Task prompt:
Images should be left out, and everything else in the listing reproduced exactly.

....

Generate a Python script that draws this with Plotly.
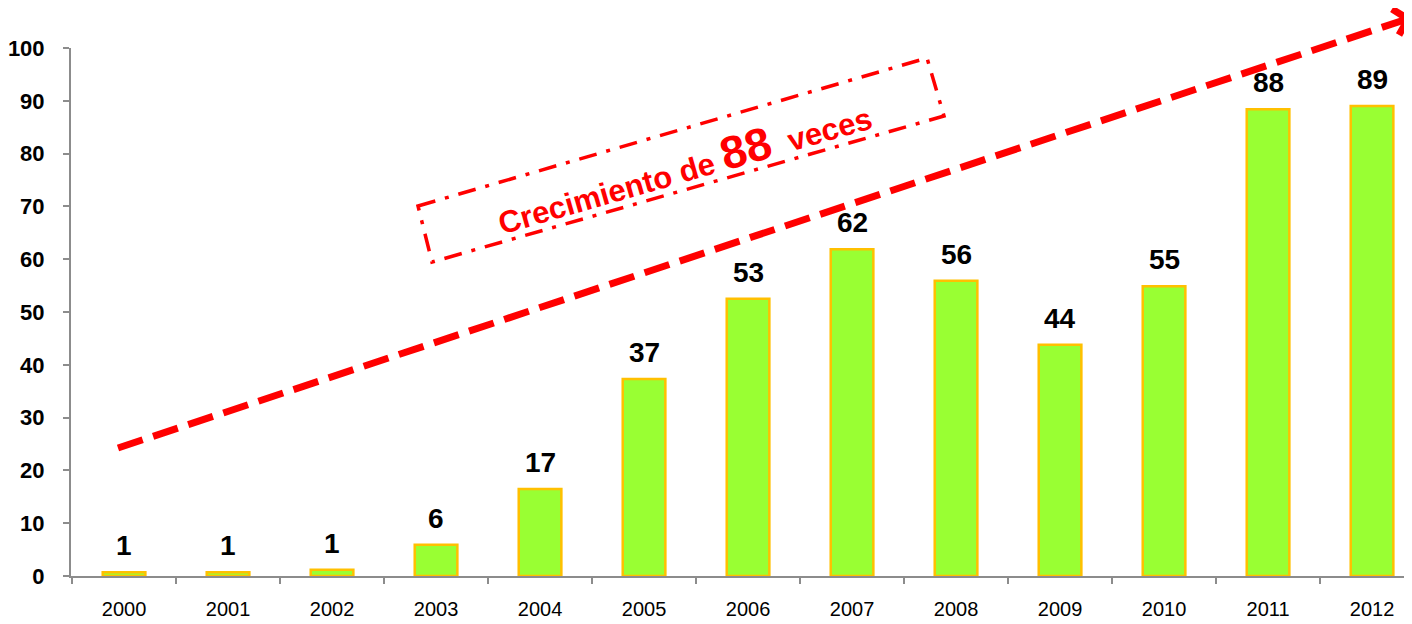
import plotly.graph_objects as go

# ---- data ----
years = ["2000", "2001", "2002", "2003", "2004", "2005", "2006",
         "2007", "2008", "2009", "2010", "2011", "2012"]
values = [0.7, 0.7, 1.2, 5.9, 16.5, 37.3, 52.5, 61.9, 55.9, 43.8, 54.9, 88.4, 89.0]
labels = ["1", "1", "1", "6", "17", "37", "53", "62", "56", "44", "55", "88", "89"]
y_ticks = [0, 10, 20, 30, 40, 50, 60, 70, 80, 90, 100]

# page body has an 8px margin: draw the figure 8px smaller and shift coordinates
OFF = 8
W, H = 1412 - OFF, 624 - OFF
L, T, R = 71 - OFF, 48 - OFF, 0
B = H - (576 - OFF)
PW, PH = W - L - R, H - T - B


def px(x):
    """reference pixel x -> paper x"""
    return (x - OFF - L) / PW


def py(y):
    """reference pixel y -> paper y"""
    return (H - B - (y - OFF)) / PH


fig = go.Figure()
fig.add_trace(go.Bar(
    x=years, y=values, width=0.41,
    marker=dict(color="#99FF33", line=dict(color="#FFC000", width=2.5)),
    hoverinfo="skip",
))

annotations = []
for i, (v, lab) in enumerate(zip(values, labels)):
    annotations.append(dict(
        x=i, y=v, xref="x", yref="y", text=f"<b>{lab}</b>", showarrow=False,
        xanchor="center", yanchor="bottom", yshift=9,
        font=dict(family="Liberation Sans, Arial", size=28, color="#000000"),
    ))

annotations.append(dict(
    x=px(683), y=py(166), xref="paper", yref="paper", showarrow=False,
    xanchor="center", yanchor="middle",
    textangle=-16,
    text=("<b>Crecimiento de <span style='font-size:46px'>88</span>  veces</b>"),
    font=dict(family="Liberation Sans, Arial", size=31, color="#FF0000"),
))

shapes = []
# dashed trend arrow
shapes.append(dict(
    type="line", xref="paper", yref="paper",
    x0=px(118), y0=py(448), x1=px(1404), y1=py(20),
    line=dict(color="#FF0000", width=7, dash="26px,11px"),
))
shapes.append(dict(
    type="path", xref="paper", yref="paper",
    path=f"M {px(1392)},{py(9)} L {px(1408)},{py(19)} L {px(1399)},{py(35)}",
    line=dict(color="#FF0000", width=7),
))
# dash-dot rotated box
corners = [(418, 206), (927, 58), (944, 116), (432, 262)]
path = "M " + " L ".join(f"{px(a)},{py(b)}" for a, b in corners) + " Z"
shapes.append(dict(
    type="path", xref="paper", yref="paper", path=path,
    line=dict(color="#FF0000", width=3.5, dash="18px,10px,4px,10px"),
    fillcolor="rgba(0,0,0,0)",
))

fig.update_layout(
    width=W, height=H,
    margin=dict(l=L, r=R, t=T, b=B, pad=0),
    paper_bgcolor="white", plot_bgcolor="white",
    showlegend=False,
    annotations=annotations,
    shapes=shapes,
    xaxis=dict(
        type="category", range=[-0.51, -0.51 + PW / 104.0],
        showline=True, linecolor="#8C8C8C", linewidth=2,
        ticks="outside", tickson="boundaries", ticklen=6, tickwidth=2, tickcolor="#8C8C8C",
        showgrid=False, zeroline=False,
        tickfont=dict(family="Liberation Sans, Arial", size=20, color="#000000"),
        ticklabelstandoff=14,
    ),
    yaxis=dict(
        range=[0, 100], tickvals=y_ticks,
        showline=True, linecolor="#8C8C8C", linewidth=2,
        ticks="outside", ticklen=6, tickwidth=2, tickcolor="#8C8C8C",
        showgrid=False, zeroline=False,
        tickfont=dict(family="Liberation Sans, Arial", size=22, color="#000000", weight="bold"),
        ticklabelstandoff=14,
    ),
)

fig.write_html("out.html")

....

Expected answer:
Generate a Python script that draws this with Plotly.
import plotly.graph_objects as go

# ---- data ----
years = ["2000", "2001", "2002", "2003", "2004", "2005", "2006",
         "2007", "2008", "2009", "2010", "2011", "2012"]
values = [0.7, 0.7, 1.2, 5.9, 16.5, 37.3, 52.5, 61.9, 55.9, 43.8, 54.9, 88.4, 89.0]
labels = ["1", "1", "1", "6", "17", "37", "53", "62", "56", "44", "55", "88", "89"]
y_ticks = [0, 10, 20, 30, 40, 50, 60, 70, 80, 90, 100]

# page body has an 8px margin: draw the figure 8px smaller and shift coordinates
OFF = 8
W, H = 1412 - OFF, 624 - OFF
L, T, R = 71 - OFF, 48 - OFF, 0
B = H - (576 - OFF)
PW, PH = W - L - R, H - T - B


def px(x):
    """reference pixel x -> paper x"""
    return (x - OFF - L) / PW


def py(y):
    """reference pixel y -> paper y"""
    return (H - B - (y - OFF)) / PH


fig = go.Figure()
fig.add_trace(go.Bar(
    x=years, y=values, width=0.41,
    marker=dict(color="#99FF33", line=dict(color="#FFC000", width=2.5)),
    hoverinfo="skip",
))

annotations = []
for i, (v, lab) in enumerate(zip(values, labels)):
    annotations.append(dict(
        x=i, y=v, xref="x", yref="y", text=f"<b>{lab}</b>", showarrow=False,
        xanchor="center", yanchor="bottom", yshift=9,
        font=dict(family="Liberation Sans, Arial", size=28, color="#000000"),
    ))

annotations.append(dict(
    x=px(683), y=py(166), xref="paper", yref="paper", showarrow=False,
    xanchor="center", yanchor="middle",
    textangle=-16,
    text=("<b>Crecimiento de <span style='font-size:46px'>88</span>  veces</b>"),
    font=dict(family="Liberation Sans, Arial", size=31, color="#FF0000"),
))

shapes = []
# dashed trend arrow
shapes.append(dict(
    type="line", xref="paper", yref="paper",
    x0=px(118), y0=py(448), x1=px(1404), y1=py(20),
    line=dict(color="#FF0000", width=7, dash="26px,11px"),
))
shapes.append(dict(
    type="path", xref="paper", yref="paper",
    path=f"M {px(1392)},{py(9)} L {px(1408)},{py(19)} L {px(1399)},{py(35)}",
    line=dict(color="#FF0000", width=7),
))
# dash-dot rotated box
corners = [(418, 206), (927, 58), (944, 116), (432, 262)]
path = "M " + " L ".join(f"{px(a)},{py(b)}" for a, b in corners) + " Z"
shapes.append(dict(
    type="path", xref="paper", yref="paper", path=path,
    line=dict(color="#FF0000", width=3.5, dash="18px,10px,4px,10px"),
    fillcolor="rgba(0,0,0,0)",
))

fig.update_layout(
    width=W, height=H,
    margin=dict(l=L, r=R, t=T, b=B, pad=0),
    paper_bgcolor="white", plot_bgcolor="white",
    showlegend=False,
    annotations=annotations,
    shapes=shapes,
    xaxis=dict(
        type="category", range=[-0.51, -0.51 + PW / 104.0],
        showline=True, linecolor="#8C8C8C", linewidth=2,
        ticks="outside", tickson="boundaries", ticklen=6, tickwidth=2, tickcolor="#8C8C8C",
        showgrid=False, zeroline=False,
        tickfont=dict(family="Liberation Sans, Arial", size=20, color="#000000"),
        ticklabelstandoff=14,
    ),
    yaxis=dict(
        range=[0, 100], tickvals=y_ticks,
        showline=True, linecolor="#8C8C8C", linewidth=2,
        ticks="outside", ticklen=6, tickwidth=2, tickcolor="#8C8C8C",
        showgrid=False, zeroline=False,
        tickfont=dict(family="Liberation Sans, Arial", size=22, color="#000000", weight="bold"),
        ticklabelstandoff=14,
    ),
)

fig.write_html("out.html")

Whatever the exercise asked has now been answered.